L’arrêt attaqué retient, pour confirmer le jugement rendu par le tribunal, qu’en assurant l’effectivité des mesures de réorganisation de l’entreprise, en pratiquant un management très directif favorisant la pression sur les départs aussi bien des agents que des salariés, les dirigeants de la société se sont indiscutablement rendus responsables de harcèlement moral institutionnel à l’égard du personnel de la société engagée dans un processus de restructuration aigu.
Il revenait dès lors aux juges du Quai de l’Horloge de répondre à la question de savoir si le harcèlement moral institutionnel était caractérisé par la mise en œuvre d’une politique d’entreprise dont l’exécution a été assurée par les dirigeants sociaux. Pour le dire autrement, les mesures portant réorganisations d’entreprises peuvent-elles être constitutives d’un harcèlement moral institutionnel et justifier la mise œuvre de la responsabilité pénale des dirigeants au même titre que la personne morale ?

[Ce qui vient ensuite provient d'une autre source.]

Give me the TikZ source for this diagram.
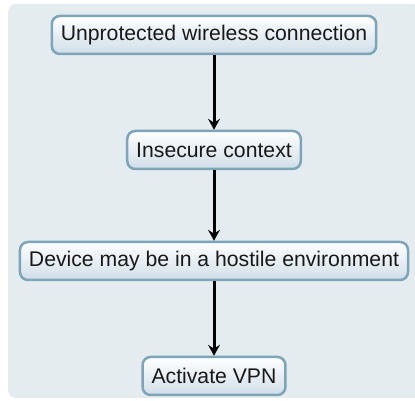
\documentclass[tikz,border=0pt]{standalone}
\usepackage{fontspec}
\setmainfont{Liberation Sans}
\usetikzlibrary{arrows.meta}
\definecolor{panelbg}{HTML}{E4ECF0}
\definecolor{boxedge}{HTML}{7DA5B9}
\definecolor{boxlow}{HTML}{D0DEE8}
\tikzset{
  stepbox/.style={draw=boxedge, line width=2.5pt, rounded corners=8pt,
    top color=white, bottom color=boxlow, font=\fontsize{21.2}{24}\selectfont,
    minimum height=38pt, inner xsep=9pt, text=black!90},
  flow/.style={-{Stealth[length=11pt,width=12pt,inset=4pt]}, line width=3pt, black}
}
\begin{document}
\begin{tikzpicture}[x=1pt,y=1pt]
  \useasboundingbox (0,0) rectangle (415,401);
  \fill[white] (0,0) rectangle (415,401);
  \fill[panelbg, rounded corners=8pt] (8,3) rectangle (422,397);
  \node[stepbox] (a) at (214,366) {Unprotected wireless connection};
  \node[stepbox] (b) at (214,251) {Insecure context};
  \node[stepbox] (c) at (214,140) {Device may be in a hostile environment};
  \node[stepbox] (d) at (214,25) {Activate VPN};
  \draw[flow] (a) -- (b);
  \draw[flow] (b) -- (c);
  \draw[flow] (c) -- (d);
\end{tikzpicture}
\end{document}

Revenant sur la qualification des faits de harcèlement moral institutionnel, la haute cour retient la caractérisation de l’infraction, à l’égard de l’entreprise, et la complicité de ses dirigeants du fait de leurs agissements respectifs. Par ailleurs, l’infraction retenue au sens de la Cour n’exige pas, pour des agissements en lien avec l’organisation du service, un lien direct entre la ou les victimes et le ou les auteurs de l’infraction mais cela requiert une identification précise des victimes. Par cette décision, la Cour de cassation admet l’existence du harcèlement moral par la mise en œuvre d’une nouvelle politique d’entreprise (I) et consacre formellement l’infraction de harcèlement moral institutionnel (II).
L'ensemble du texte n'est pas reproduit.